Combine the vegetables in a bowl. Sprinkle with the sugar and mix well. In a sauce pan combine the other ingredients and bring to a boil. Pour the hot dressing over the vegetables and mix well. If you like creamy mayo-based dressings you can replace the vegetable oil w/mayonnaise.
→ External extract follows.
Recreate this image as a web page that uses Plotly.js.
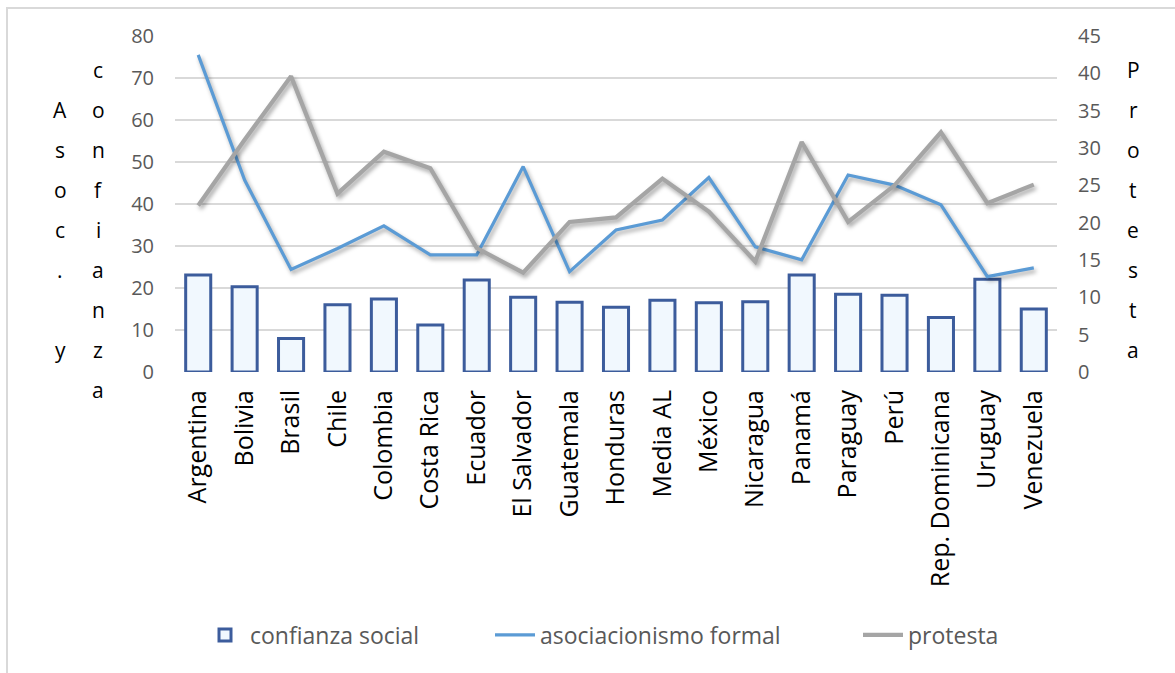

I used half mayo, half oil for mine.

Monday, March 14, 2011

Dairy-Free Peanut Butter Pie

So...I'm in love with this pie.  This is the 3rd version of it I've posted.  After finding the original version I had to find a cheaper way to make it, because well, I'm cheap :)  After finding out about Madsen's allergies I was determined to have this pie again!  For a while it was only a dream because we thought he might be allergic to peanuts (and tree-nuts too), but allergy testing showed that he was not allergic to peanuts so this recipe what back on the experiment table.  My first attempt to recreate this pie was a total disappointment, but this one turned out great!  I was even bold enough to share it with the dairy-free community.

Ingredients:
1 can (14 oz) coconut milk (stored at 70°F or cooler), unshaken
1/3 cup powdered sugar
1 package –(12 oz) firm silken tofu, drained
1 1/2 cup white sugar
1 ½ teaspoon vanilla extract
1 cup creamy peanut butter
1 dairy-free graham cracker

Directions:
1. Open can of coconut milk and scoop out all the cream and into a small mixing bowl.  You will not need to watery liquid in the bottom for this recipe.  Using hand mixers beat the coconut cream until thick and stiff, resembling whipped cream (will take several minutes).  Add the powdered sugar and beat into the cream.  Cover bowl and put in refrigerator.
2. Blend the tofu, white sugar, and vanilla in a blender until smooth.  Add the peanut butter and whipped coconut mixture.  Spoon into pie crust.
3.  Chill in the refrigerator for several hours or overnight (until firm).  Serve and enjoy!

Friday, March 11, 2011

Kara's Bread

I'm not sure where this recipe originated, but I got it in a round about way from my friend Kara.  It's super simple, quick, and makes really good bread.  My favorite part about it is how diverse it can be...throw in a little bit of this one time, a little bit of that another.  My husband says that since I got into cooking everything is always "an experiment".  Maybe that's why I like this recipe.  It gives me permission to play around a bit.  I like that!

Ingredients:
10 1/2 cups white bread flour (or wheat flour*-- use at least 1 cup bread flour)
1/2 cup sugar
1 Tbsp salt
3 rounded Tbsp yeast
3 Tbsp cooking oil
4 cups hot (125-130 degrees) tap water
*if using wheat flour, substitute one cup applesauce (warm) for one cup hot water
Directions:
Mix dry ingredients.  Add oil and water.  Mix 5 minutes in electric mixer OR knead 10 minutes by hand.  Dough is VERY sticky.
Preheat oven to 350.  Shape dough into 4 loaves and place in greased loaf pans (8"x4").  Cover loaves with towel and let rise in warm place for 25 minutes.  Bake 25 minutes at 350.
OPTIONS:
1. substitute up to 2 cups flour with 2 cups whole grains, oats, 10-grain cereal, malt-o-meal, cracked wheat, flaxseed, or any whole grain you prefer.
2. bake only 3 loaves of bread and use remaining dough to make scones.